Why does the const qualifier allow temporary objects or rvalues?

Question

Here is a simple function which sums two integers. Now the parameters here are integer references.

#include <iostream>
#include <cstdlib>

using namespace std;

int sum (int &a, int &b)
{
  return(a + b);
}

int main()

  int a = 23, b = 34;

  cout << sum(a, b) << endl; // this works

  cout<< sum(2, 5) <<endl; // as expected, this does not work; compilation fails

  return(0);
}

So it does not work with sum(2, 5) which is understood because there cannot be binding between rvalues (here 2 and 5) and reference variables in the function 'sum'. But it works if the function definition is modified to

int sum (const int& a, const int& b)
{
    return (a + b);
}

So what change does the const qualifier make that now even refernce variables can bind to rvalues?

Answer 1

Lvalues represent objects and rvalues represent values (loosely speaking). Binding an rvalue to a non- const lvalue reference would allow you to modify the value - what exactly does that mean? If you had written a = 3 in your function, you'd be attempting to modify the value 2 to make it 3 . That just doesn't make sense conceptually. However, const lvalue references do not allow modification and only allow you to observe a value, which does make sense.

However, there often are object behind rvalue expressions and it can be useful to modify those objects (such as to steal its resources). This is precisely why the rvalue reference was introduced.

Answer 2

Rvalues and temporaries behave like read only references. So binding them to a non const reference would violate this nature. Declaring a reference as const you are fullfilling the read only contract.

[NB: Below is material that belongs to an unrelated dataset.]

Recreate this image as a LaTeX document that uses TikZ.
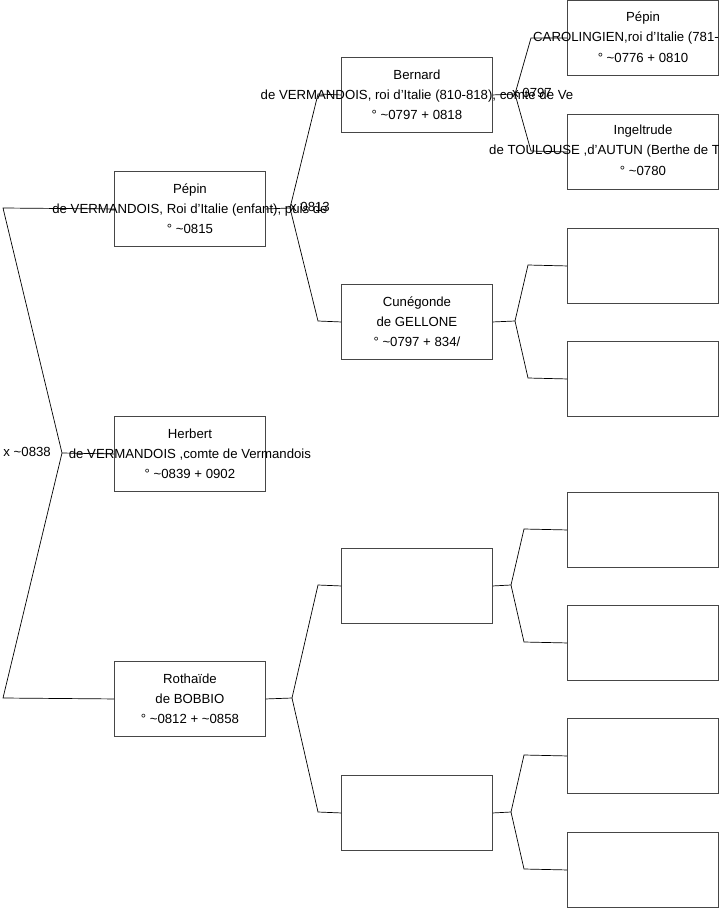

On your particular case, the ints 23 etc are called numerals and are inherently constants (have a fixed value). In C++ modifying a constant is undefined behaviour, so your numerals only bind to const references.

Answer 3

In sum(2, 5) 2 and 5 are rvalues.

An rvalue cannot bind to a non-const lvalue reference like the one in your first sum int& , you need const T& so later function works for both.

Answer 4

In C++11 you can change it to following to make it always work, regardless what you pass it:

int sum (int &&a, int &&b)
{
    return(a + b);
}

It will give you a non-const reference to 2 and 5 (ie you can modify the values inside the sum(2, 5) call though a and b ). This is safe and will not give any weird side effects, even if it had been temporary objects instead of primitives (like string("foo") ) because the arguments to sum() do not have a name. That they don't have a name makes you unable to observe the modification in any way.